Winter reprints a July 25, 1855, letter in which Aldrich recounts his life with his "characteristic touches" (142-143). In another letter, Aldrich discussed his "reverence for Longfellow." Winter reprints this on p.144. Winter mentions that Aldrich is buried near Longfellow in the cemetary in Mount Auburn. Winter notes that Aldrich's last poem as an elegy for Longfellow, written to commemorate his centenary. Winter discusses their correspondence in depth, and states that Aldrich's "published writings exhibit his soul, as the writing of a poet always do. As to the writing of letters: in after years, like the rest of us, he acquired what we call 'worldy wisdom,' and he restrained his feelings; but he never lost them. The child was father to the man; and the man, to the end of his days, was the apostle of beauty and the incarnation of kindness. His character rested upon a basis of prudence, and the conduct of life he was conventional. There was nothing in his nature of the stormy pretel" (142-145).
According to Winter, "hard experience" would most likely have soured Aldrich's disposition and his ability to work; lucky he escaped this fate. Winter notes that in 1856, Aldrich "left mercantile employment, which to him must have been a farce" and became a sub-editor of "The Home Journal" where he claimed to learn "what work is." According to Winter, "Good fortune always attended Tom Aldrich. The death of one of his sons was the only cruel blow of affliction that ever fell upon him, and he never recovered from it" (146).

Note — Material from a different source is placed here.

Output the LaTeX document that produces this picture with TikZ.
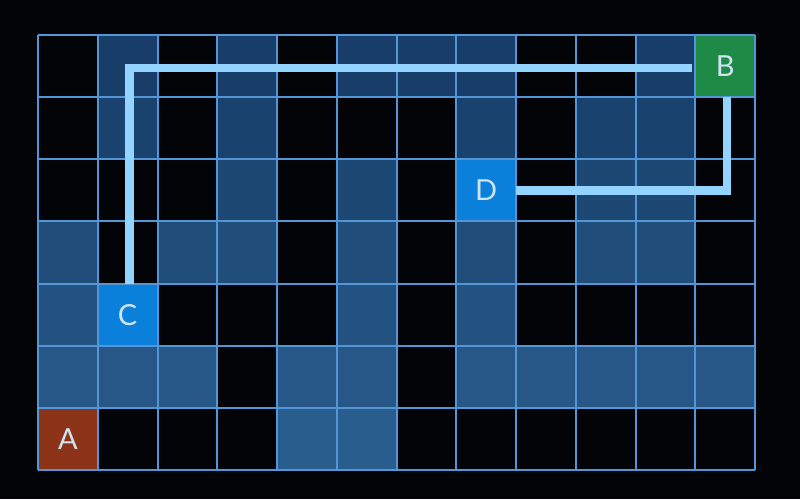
\documentclass[tikz,border=0pt]{standalone}
\usepackage{fontspec}
\setmainfont{Lato}
\usetikzlibrary{calc}
\definecolor{bg}{HTML}{030408}
\definecolor{shadeTop}{HTML}{173D68}
\definecolor{shadeBot}{HTML}{2A5E8E}
\definecolor{gridcol}{HTML}{5296D8}
\definecolor{pathcol}{HTML}{92D3FF}
\definecolor{cellA}{HTML}{8C3418}
\definecolor{cellB}{HTML}{1F8A45}
\definecolor{cellCD}{HTML}{0A80DA}
\definecolor{lettercol}{HTML}{CFE3F2}
\begin{document}
\begin{tikzpicture}[x=1pt,y=-1pt,
  cellbox/.style={minimum width=59.75pt,minimum height=62.14pt,inner sep=0pt,outer sep=0pt,
    text=lettercol,font=\fontsize{29}{29}\selectfont},
  route/.style={draw=pathcol,line width=8.5pt}]
\fill[bg] (0,0) rectangle (800,499);
\useasboundingbox (0,0) rectangle (800,499);
\def\xo{38}\def\yo{35}\def\cw{59.75}\def\ch{62.14}
% shaded cells
\foreach \r/\cols in {0/{1,3,5,6,7,10},1/{1,3,7,9,10},2/{3,5,9,10},3/{0,2,3,5,7,9,10},4/{0,5,7},5/{0,1,2,4,5,7,8,9,10,11},6/{4,5}}{
  \pgfmathtruncatemacro\pct{100-\r*16}
  \foreach \c in \cols {
    \fill[shadeTop!\pct!shadeBot] ({\xo+\c*\cw},{\yo+\r*\ch}) rectangle ++(\cw,\ch);
  }
}
% special cells
\node[cellbox,fill=cellA] (A) at ({\xo+0.5*\cw},{\yo+6.5*\ch}) {A};
\node[cellbox,fill=cellB] (B) at ({\xo+11.5*\cw},{\yo+0.5*\ch}) {B};
\node[cellbox,fill=cellCD] (C) at ({\xo+1.5*\cw},{\yo+4.5*\ch}) {C};
\node[cellbox,fill=cellCD] (D) at ({\xo+7.5*\cw},{\yo+2.5*\ch}) {D};
% grid
\foreach \i in {0,...,12} \draw[gridcol,line width=2pt] ({\xo+\i*\cw},\yo) -- ({\xo+\i*\cw},{\yo+7*\ch});
\foreach \j in {0,...,7} \draw[gridcol,line width=2pt] (\xo,{\yo+\j*\ch}) -- ({\xo+12*\cw},{\yo+\j*\ch});
% routes
\coordinate (cs) at ($(C.north)+(2,0)$);
\coordinate (bs) at ($(B.south)+(2,0)$);
\coordinate (corner) at (cs |- 0,68);
\coordinate (bend) at ($(B.west |- 0,68)+(-3,0)$);
\draw[route] (cs) -- (corner) -- (bend);
\draw[route] (bs) -- (bs |- D.east) -- (D.east);
\end{tikzpicture}
\end{document}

According to Winter, "His writings reveal a mind that had the privilege of brooding over its conceptions till it found the best means of expressing them" (146-147). "The place of Aldrich in American Literature will be determined by posterity. There can be no doubt that his works will live. The poems that he wrote when under the influence of Tennyson are echoes of the style of that great poet, --the master as well of blank verse as of the lyric form, --and, probably, they will be remembered and esteemed as chiefly echoes. The poems, meantime, that bear the authentic signet of his mind are original, individual, characteristic, and of permanent value. The attributes of them are lovliness of sentiment, tenderness of feeling, a fine, rippling play of subtle suggestion, a dream-like atmosphere, pensive sweetness, and delicious sponteneity of verbal grace" (150-151). "At no time did he become didactic. His poetic sense, in that respect, was unerring. He knew that poetry should not aim to teach, but should glide through the mind as sunbeams glide through the air" (151).
Winter closes, "The writer who can cheer the time in which he lives, who can help the men and women of his generation to bear their burdens patiently and do their duty without wish or expectation of reward, has fulfilled his mission. Such a writer was Thomas Bailey Aldrich. As I think of him I am encouraged to believe, more devoutly than ever, that the ministry of beauty is the most important influence operant upon society, and that it never can fail" (152).
Winter notes that when Curtis was unable to write from the "Easy Chair" for "Harper's" in October 1873, Aldrich filled in for him (254).
Of the poets associated with the Bohemian period, Winter states that Aldrich's name is one among a list of "names that shine, with more or less lustre, in the scroll of American poets, and recurrence to their period affords opportunity for correction of errors concerning it, which have been conspicuously made" (292).
Aldrich is one of the few members of the Bohemian group that Stedman is known to have been acquainted with (293).
Winter reiterates in a later discussion of the failure of "The Saturday Press" that Aldrich was only associated with the paper during its first three months and finds Aldrich's biographer's claim that he "took the failure with a light heart" as "comic," as Aldrich did not, and never had, "any pecuniary investment in it" (295).
Winter presents a selection of Aldrich's selected letters on p. 351-376.